The verification category is the cautionary version of the same story. When the major verification vendors went to market in the mid-2010s, they had a defensible thesis. Fraud was real, brands were paying for impressions that lived nowhere, and someone needed to call it out. The execution framed the agencies running the campaigns as the problem’s source. The report went to the brand, the brand asked the agency why it was buying fraudulent inventory, and the agency had little to say in response, because it lacked the tools to see the problem the way the vendor saw it. Adoption was inevitable. Repairing the agency relationship took years, and in some corners that repair is still happening.
SPO had a milder version of the same dynamic. Some of the early conversations positioned the agency’s supply choices as the thing under review, which made adoption feel like an audit on the agency rather than a tool for it. SPO stayed on the right side of that line, mostly, and the friction was still real enough to slow everything down.
The lesson sits in plain sight. A category built on grading the agency caps at the agency’s tolerance for being graded. A category built for the agency compounds at the speed of the agency’s own ambition.
The bigger question SPO was pointing at
Step back from the supply path for a moment, and the underlying question SPO surfaced applies to everything programmatic does.
Every campaign is a population of decisions. Audiences, publishers, supply paths, optimization signals, data segments, and fees. Each decision carries a cost. Each one carries a contribution to the outcome. For two decades the buy side has paid for those decisions in the aggregate and judged them in the aggregate, because the decision-level view underneath was beyond reach.
Measurement companies and attribution companies have done meaningful work at that altitude, and both of them operate one level above the decision itself. They describe the cloud. The individual drops live somewhere else.
SPO was the first time the industry asked the cloud-versus-drop question out loud, and it asked it about supply paths. The answer was instructive. It was also incomplete. The same question applies to the audience layer, the data layer, the optimization layer, and every fee sitting alongside them.
That is the category. Decision-level contribution measurement.
The reframe is simple enough to repeat in a hallway. Measurement says what happened. Attribution allocates credit. Decision-level contribution measurement evaluates each decision inside the activation chain against what it cost and what it contributed, while the campaign is still running. Three altitudes, three jobs, each one earning its keep.

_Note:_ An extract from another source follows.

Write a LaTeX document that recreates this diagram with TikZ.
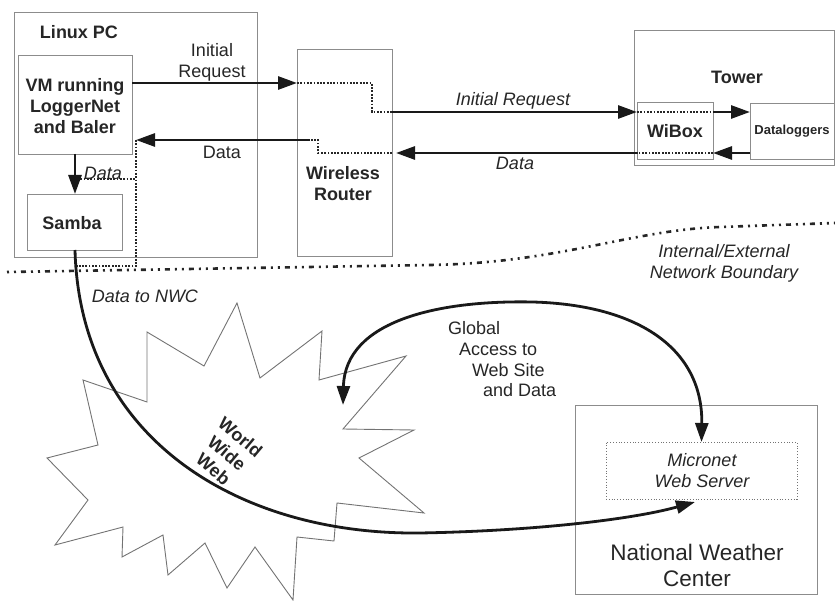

When a buyer operates at that altitude, two things happen at once. Offense, where investment moves continuously toward the decisions creating value and away from the ones consuming it. And defense, where every recommendation carries evidence, so the agency walks into a client review, a procurement conversation, or a board meeting with the same kind of receipts a CFO carries into a quarterly close. Offense and defense together become a discipline, and over time a discipline becomes a standard.
That is the category SPO was reaching for and stopped short of.
Built for the agency
The lesson from SPO and from verification is the lesson for whatever comes next. A category that works in programmatic is built for the agency, by people who understand what the agency is trying to accomplish and the leverage it needs in front of clients, finance, procurement, and the platforms it buys through. Granularity at the decision level is the first real cheat code agencies have had in programmatic, and it functions as operating leverage rather than as another audit.
Build that conversation with agencies and brands on the same side of the table, and the part of programmatic SPO was reaching for becomes solvable in a way it has stayed beyond reach until now.
The question was always good. The answer comes from the right side of the desk, and at the right altitude.
The cloud has been measured for years. The drops are finally legible.